Andy K gives us the low-down on his biggest ride of the year, a two-day loop around some of the Lake District’s best high-level bridleways.
In the Lake District it’s not just Christmas that comes but once a year – it’s also an annoying feature of Summer, or whatever fairly stable period of weather eventually turns up to resemble it.
Unlike Christmas however, its timing isn’t conveniently marked on a calendar to allow easy planning and co-ordination of suitable activities like riding bikes. In 2015 for example, summer sauntered along in about October.
Therefore you can imagine our surprise when a long planned Lakes epic, including an overnighter at Coniston YHA, turned out to be smack in the middle of the longest hot spell Cumbria has seen in two years.
The original plan of six-plus riders has long since gone to pot, with Andrew J foolishly double-booking with family commitments, thereby also not bringing a couple of mates, and Stace recovering from a bout of the lurgy and deciding on a relatively easier pair of South Lakes rides; Grizedale and a lap of Nan Bield – which didn’t turn out to be much easier anyway.
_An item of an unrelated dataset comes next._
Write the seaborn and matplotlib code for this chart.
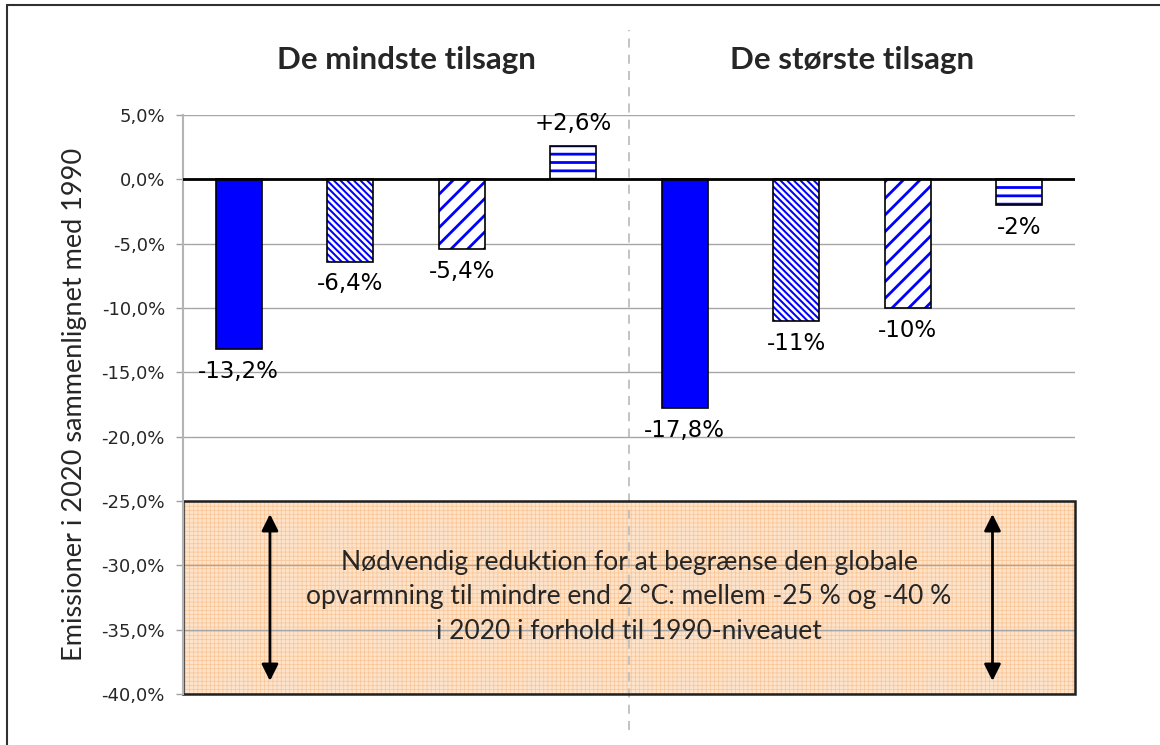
"""Emission pledges for 2020 versus 1990, smallest and largest pledges."""

import matplotlib

matplotlib.use("Agg")

import matplotlib.pyplot as plt
import pandas as pd
import seaborn as sns
from matplotlib.lines import Line2D
from matplotlib.ticker import FuncFormatter

# Data
groups = ["De mindste tilsagn", "De største tilsagn"]
bar_ids = ["m1", "m2", "m3", "m4", "s1", "s2", "s3", "s4"]
values = [-13.2, -6.4, -5.4, 2.6, -17.8, -11.0, -10.0, -2.0]
value_labels = ["-13,2%", "-6,4%", "-5,4%", "+2,6%", "-17,8%", "-11%", "-10%", "-2%"]
y_ticks = [5, 0, -5, -10, -15, -20, -25, -30, -35, -40]
target_low, target_high = -40.0, -25.0
arrow_span = (-25.8, -39.2)
box_text = (
    "Nødvendig reduktion for at begrænse den globale\n"
    "opvarmning til mindre end 2 °C: mellem -25 % og -40 %\n"
    "i 2020 i forhold til 1990-niveauet"
)
y_label = "Emissioner i 2020 sammenlignet med 1990"

BLUE = "#0000FF"
HATCHES = ["", "\\" * 5, "//", "--"]

sns.set_style("white")
plt.rcParams["font.family"] = ["DejaVu Sans"]
plt.rcParams["hatch.linewidth"] = 1.6

df = pd.DataFrame({"bar": bar_ids, "value": values})

fig = plt.figure(figsize=(11.6, 7.45), dpi=100)
ax = fig.add_axes([183 / 1160, 1 - 694 / 745, 892 / 1160, 579 / 745])

sns.barplot(
    data=df,
    x="bar",
    y="value",
    order=bar_ids,
    color=BLUE,
    saturation=1,
    width=0.41,
    errorbar=None,
    ax=ax,
    zorder=2,
)

for i, patch in enumerate(ax.patches):
    hatch = HATCHES[i % 4]
    if not hatch:
        patch.set_facecolor(BLUE)
        patch.set_edgecolor("black")
        patch.set_linewidth(1.2)
        continue
    patch.set_facecolor("white")
    patch.set_edgecolor(BLUE)
    patch.set_hatch(hatch)
    patch.set_linewidth(0)
    if hasattr(patch, "set_hatch_linewidth"):
        patch.set_hatch_linewidth(1.45 if i % 4 == 1 else 2.0)
    outline = plt.Rectangle(
        patch.get_xy(),
        patch.get_width(),
        patch.get_height(),
        fill=False,
        edgecolor="black",
        linewidth=1.2,
        zorder=3,
    )
    ax.add_patch(outline)

# value labels
for patch, val, lab in zip(ax.patches[:8], values, value_labels):
    cx = patch.get_x() + patch.get_width() / 2
    ax.annotate(
        lab,
        xy=(cx, val),
        xytext=(0, 16 if val > 0 else -16),
        textcoords="offset points",
        ha="center",
        va="center",
        fontsize=16.5,
        color="black",
    )

ax.set_xlim(-0.5, len(bar_ids) - 0.5)
ax.set_ylim(target_low, 5)

# target band with a fine grid pattern
band = ax.axhspan(
    target_low,
    target_high,
    facecolor="#FDE3CA",
    edgecolor="#F9C494",
    hatch="++++",
    linewidth=0,
    zorder=0.2,
)
if hasattr(band, "set_hatch_linewidth"):
    band.set_hatch_linewidth(0.5)
ax.axhspan(target_low, target_high, fill=False, edgecolor="#202020", linewidth=1.8,
           zorder=1.5, clip_on=False)

mid_x = (len(bar_ids) - 1) / 2
for ax_x in (0.28, 6.76):
    ax.annotate(
        "",
        xy=(ax_x, arrow_span[0]),
        xytext=(ax_x, arrow_span[1]),
        arrowprops=dict(arrowstyle="<|-|>", color="black", lw=2, mutation_scale=25),
        zorder=4,
    )
ax.text(
    mid_x,
    -32.46,
    box_text,
    ha="center",
    va="center",
    fontsize=19,
    family=["Lato", "DejaVu Sans"],
    linespacing=1.48,
    zorder=4,
)

# axes styling
ax.set_yticks(y_ticks)
ax.yaxis.set_major_formatter(FuncFormatter(lambda v, _: f"{v:.1f}%".replace(".", ",")))
ax.tick_params(axis="y", labelsize=13, length=5, width=1, color="#A0A0A0", pad=8, left=True)
ax.tick_params(axis="x", bottom=False, labelbottom=False)
ax.set_xlabel("")
ax.set_ylabel(y_label, fontsize=19.5, family=["Lato", "DejaVu Sans"], labelpad=10)
ax.yaxis.grid(True, color="#A6A6A6", linewidth=1)
ax.set_axisbelow(True)
for side in ("top", "right", "bottom"):
    ax.spines[side].set_visible(False)
ax.spines["left"].set_color("#B4B4B4")
ax.spines["left"].set_linewidth(1.5)
ax.axhline(0, color="black", linewidth=2, zorder=4)

# separator between the two groups
ax.axvline(mid_x, ymin=-0.062, ymax=1.147, color="#BEBEBE", linewidth=1.3,
           linestyle=(0, (5, 4)), clip_on=False, zorder=0.4)

for gi, name in enumerate(groups):
    ax.text(
        1.5 + 4 * gi,
        5 + (115 - 60) / 12.87,
        name,
        ha="center",
        va="center",
        fontsize=22.5,
        fontweight="bold",
        family=["Lato", "DejaVu Sans"],
    )

# outer frame (left and top edges visible in the crop)
fig.add_artist(Line2D([7 / 1160, 7 / 1160], [0, 1 - 5 / 745], color="#303030", lw=1.5))
fig.add_artist(Line2D([7 / 1160, 1], [1 - 5 / 745, 1 - 5 / 745], color="#303030", lw=1.5))

fig.savefig("out.png", dpi=100)
plt.close(fig)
Day 1 – 28.9 miles and 5,343ft (1,628m) ascent
Saturday morning saw us pulling into Bleach Green car park in Ennerdale just after 9.30am. Andrew J had, in the end, stashed his car at the first day’s mid-point in Wasdale, meaning he could join us for a few hours, leaving just myself and Chris to complete the full two-day loop. It was already nearing 18°C and promising mid-twenties, even higher on Sunday.
Cycling up the long Ennerdale valley gave plenty of time to consider the route. It was a baptism of fire for me, having been splitting my spare time between house renovation and marathon training since Christmas, the cycling had taken a back seat – but with the running out of the way, and the arrival of some glorious weather, I wasn’t missing this trip for anyone.
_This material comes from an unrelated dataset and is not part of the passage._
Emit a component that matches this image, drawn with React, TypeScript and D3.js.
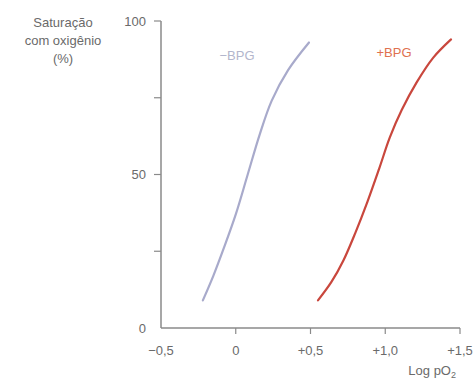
import React from 'react';
import * as d3 from 'd3';

const width = 473;
const height = 383;

// log pO2 vs % saturation
const noBpgLog = [-0.22, -0.15, -0.08, 0.0, 0.08, 0.16, 0.24, 0.35, 0.49];
const noBpgSat = [9, 17, 26, 37, 50, 63, 74, 84, 93];
const bpgLog = [0.55, 0.64, 0.72, 0.8, 0.88, 0.96, 1.03, 1.11, 1.21, 1.32, 1.44];
const bpgSat = [9, 15, 22, 31, 41, 52, 62, 71, 80, 88, 94];

const xTicks = [-0.5, 0, 0.5, 1.0, 1.5];
const xTickLabels = ['\u22120,5', '0', '+0,5', '+1,0', '+1,5'];
const yTicks = [0, 25, 50, 75, 100];
const yTickLabels = ['0', '', '50', '', '100'];
const yTitle = ['Saturação', 'com oxigênio', '(%)'];

const font = '"Liberation Sans", Arial, sans-serif';

export default function App() {
  const x = d3.scaleLinear().domain([-0.5, 1.5]).range([161, 460]);
  const y = d3.scaleLinear().domain([0, 100]).range([328, 21]);

  const line = d3.line<[number, number]>()
    .x(d => x(d[0]))
    .y(d => y(d[1]))
    .curve(d3.curveCatmullRom.alpha(0.5));

  const blue = noBpgLog.map((v, i) => [v, noBpgSat[i]] as [number, number]);
  const red = bpgLog.map((v, i) => [v, bpgSat[i]] as [number, number]);

  return (
    <svg width={width} height={height} style={{ position: 'absolute', left: 0, top: 0, background: '#fff' }}
      fontFamily={font}>
      {/* axes */}
      <line x1={x(-0.5)} x2={x(1.5)} y1={y(0)} y2={y(0)} stroke="#8a8a8a" strokeWidth={1.5} />
      <line x1={x(-0.5)} x2={x(-0.5)} y1={y(0)} y2={y(100)} stroke="#8a8a8a" strokeWidth={1.5} />

      {xTicks.map((t, i) => (
        <g key={'x' + i}>
          {i > 0 && <line x1={x(t)} x2={x(t)} y1={y(0)} y2={y(0) + 6} stroke="#8a8a8a" strokeWidth={1.2} />}
          <text x={x(t)} y={y(0) + 22} dy="0.35em" textAnchor="middle" fontSize={13} fill="#6a6a6a">{xTickLabels[i]}</text>
        </g>
      ))}

      {yTicks.map((t, i) => (
        <g key={'y' + i}>
          {i > 0 && <line x1={x(-0.5) - 7} x2={x(-0.5)} y1={y(t)} y2={y(t)} stroke="#8a8a8a" strokeWidth={1.2} />}
          <text x={x(-0.5) - 15} y={y(t)} dy="0.35em" textAnchor="end" fontSize={13} fill="#6a6a6a">{yTickLabels[i]}</text>
        </g>
      ))}

      <text x={x(1.5) - 4} y={375} textAnchor="end" fontSize={13} fill="#6a6a6a">
        Log pO<tspan fontSize={9} dy={3}>2</tspan>
      </text>

      {yTitle.map((s, i) => (
        <text key={s} x={63} y={22 + i * 18} dy="0.35em" textAnchor="middle" fontSize={13} fill="#6a6a6a">{s}</text>
      ))}

      <path d={line(blue) ?? ''} fill="none" stroke="#a8aacb" strokeWidth={2.2} strokeLinecap="round" />
      <path d={line(red) ?? ''} fill="none" stroke="#c9473d" strokeWidth={2.2} strokeLinecap="round" />

      <text x={237} y={55} dy="0.35em" textAnchor="middle" fontSize={13} fill="#b3b6cc">−BPG</text>
      <text x={394} y={52} dy="0.35em" textAnchor="middle" fontSize={13} fill="#e0704f">+BPG</text>
    </svg>
  );
}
Day one consisted of four passes. Heading south across the valleys of the western Lakes we would cross from Ennerdale, over Wasdale, Eskdale, and Dunnerdale, before finally descending into Coniston.
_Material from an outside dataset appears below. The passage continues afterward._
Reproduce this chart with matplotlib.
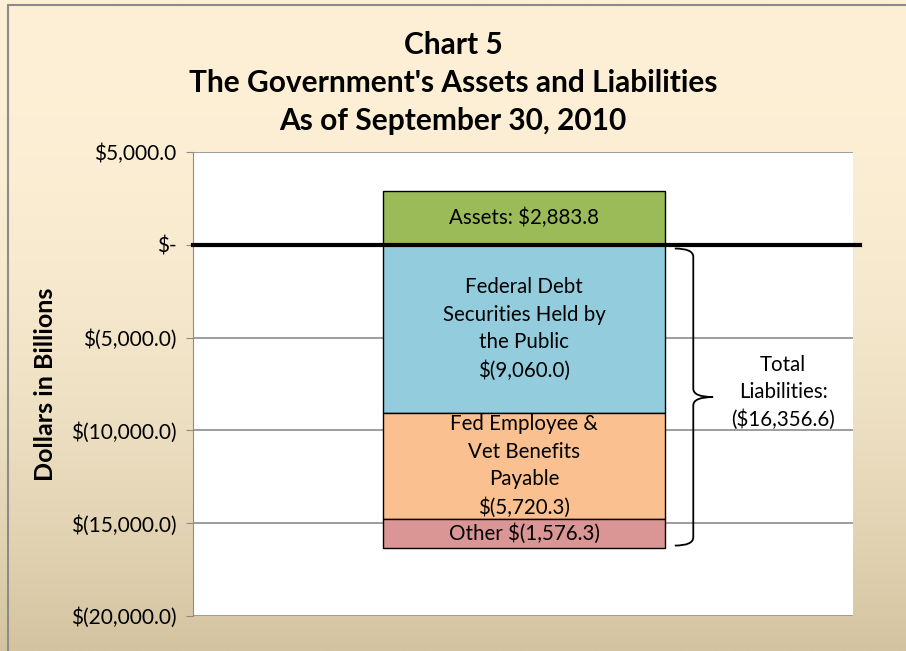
import numpy as np
import matplotlib
matplotlib.use("Agg")
import matplotlib.pyplot as plt
from matplotlib.path import Path
from matplotlib.patches import PathPatch, Rectangle
from matplotlib.colors import to_rgb
import matplotlib.transforms as mtransforms

# data (billions of dollars, as of Sep 30, 2010)
asset_name = "Assets"
asset_value = 2883.8
liab_names = ["Federal Debt\nSecurities Held by\nthe Public",
              "Fed Employee &\nVet Benefits\nPayable",
              "Other"]
liab_values = [-9060.0, -5720.3, -1576.3]
total_liab = -16356.6
y_ticks = [5000, 0, -5000, -10000, -15000, -20000]

asset_color = "#9BBB59"
liab_colors = ["#93CDDD", "#FAC090", "#D99694"]

plt.rcParams["font.family"] = ["Lato", "DejaVu Sans"]


def money(v):
    if v == 0:
        return "$-"
    if v < 0:
        return f"$({abs(v):,.1f})"
    return f"${v:,.1f}"


fig = plt.figure(figsize=(9.06, 6.51), dpi=100)

# background gradient (cream -> tan)
bg = fig.add_axes([0, 0, 1, 1], zorder=-10)
top_c = np.array(to_rgb("#FDF0D6"))
bot_c = np.array(to_rgb("#D3C3A0"))
t = np.linspace(0, 1, 256) ** 2.2
grad = top_c[None, :] * (1 - t[:, None]) + bot_c[None, :] * t[:, None]
bg.imshow(grad[:, None, :], aspect="auto", extent=[0, 1, 0, 1])
bg.set_axis_off()
fig.patches.append(Rectangle((8 / 906, -0.1), 1.2, 1.1 - 5 / 651,
                             transform=fig.transFigure, fill=False,
                             edgecolor="#8C8C8C", lw=1.5, zorder=5))

ax = fig.add_axes([193 / 906, 1 - 616 / 651, 660 / 906, 464 / 651])
ax.set_facecolor("white")
ax.set_xlim(0, 1)
ax.set_ylim(-20000, 5000)

bar_x = 0.5015
bar_w = 0.427
fs = 14.8

# asset bar
ax.bar(bar_x, asset_value, width=bar_w, color=asset_color,
       edgecolor="black", lw=1, zorder=3)
ax.text(bar_x, asset_value / 2, f"{asset_name}: {money(asset_value)}",
        ha="center", va="center", fontsize=fs, zorder=4)

# liability bars stacked downward
bottom = 0.0
for name, val, col in zip(liab_names, liab_values, liab_colors):
    ax.bar(bar_x, val, bottom=bottom, width=bar_w, color=col,
           edgecolor="black", lw=1, zorder=3)
    sep = "\n" if "\n" in name else " "
    ax.text(bar_x, bottom + val / 2, f"{name}{sep}{money(val)}",
            ha="center", va="center", fontsize=fs, linespacing=1.48,
            zorder=4)
    bottom += val

# zero line
ax.axhline(0, xmin=0, xmax=1.011, color="black", lw=3, clip_on=False, zorder=5)

# axes styling
ax.set_yticks(y_ticks)
ax.set_yticklabels([money(v) for v in y_ticks], fontsize=15)
ax.set_xticks([])
ax.grid(axis="y", color="#8C8C8C", lw=1.2, zorder=0)
for s in ["top", "right", "bottom"]:
    ax.spines[s].set_visible(False)
ax.spines["left"].set_color("#8C8C8C")
ax.tick_params(axis="y", length=5, color="#8C8C8C", pad=7)
ax.set_ylabel("Dollars in Billions", fontsize=18, fontweight="bold", labelpad=10)

# curly brace for total liabilities
trans = mtransforms.blended_transform_factory(ax.transAxes, ax.transData)
x0, xs, xp = 0.730, 0.758, 0.788
ytop, ybot = -200, total_liab + 150
ymid = (ytop + ybot) / 2
r = 450
verts = [(x0, ytop), (xs, ytop), (xs, ytop - r),
         (xs, ymid + r), (xs, ymid), (xp, ymid),
         (xs, ymid), (xs, ymid - r),
         (xs, ybot + r), (xs, ybot), (x0, ybot)]
codes = [Path.MOVETO, Path.CURVE3, Path.CURVE3,
         Path.LINETO, Path.CURVE3, Path.CURVE3,
         Path.CURVE3, Path.CURVE3,
         Path.LINETO, Path.CURVE3, Path.CURVE3]
ax.add_patch(PathPatch(Path(verts, codes), transform=trans, fill=False,
                       edgecolor="black", lw=1.3, clip_on=False, zorder=4))
ax.text(0.894, ymid + 250, f"Total\nLiabilities:\n({money(abs(total_liab))})",
        transform=trans, ha="center", va="center", fontsize=fs,
        linespacing=1.45, zorder=4)

for ypx, line in [(45, "Chart 5"),
                  (83, "The Government's Assets and Liabilities"),
                  (121, "As of September 30, 2010")]:
    fig.text(0.5, 1 - ypx / 651, line, ha="center", va="center",
             fontsize=21.5, fontweight="bold")

fig.savefig("out.png", dpi=100)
We passed Black Sail YHA after an hour, relieved that the long fire road spin up the valley was over. Shouldering the bike for the first time in months to ascend the pass brought a few doubts however, it had certainly seemed to gain a few pounds in the intervening months.
I hoped I could make it through a pretty portage-heavy weekend and I consoled myself with the fact at least today’s passes would mostly be pushing rather than carrying, so the burden would soon be over for now.
Black Sail has seen its share of attention from the Fix the Fells campaign over the years, but to be fair, as a descent it still works really well, the top section is pitched stone, but a bit of skill or luck will see you through the majority of it, after which the flow picks up and there’s some great traverses and corners, although its worth looking up now and again to check out the views. Lower down some new fixing work sees the introduction of a new type of drainage ditch, a cycle-friendly one with sloped sides rather than the usual square sided trench!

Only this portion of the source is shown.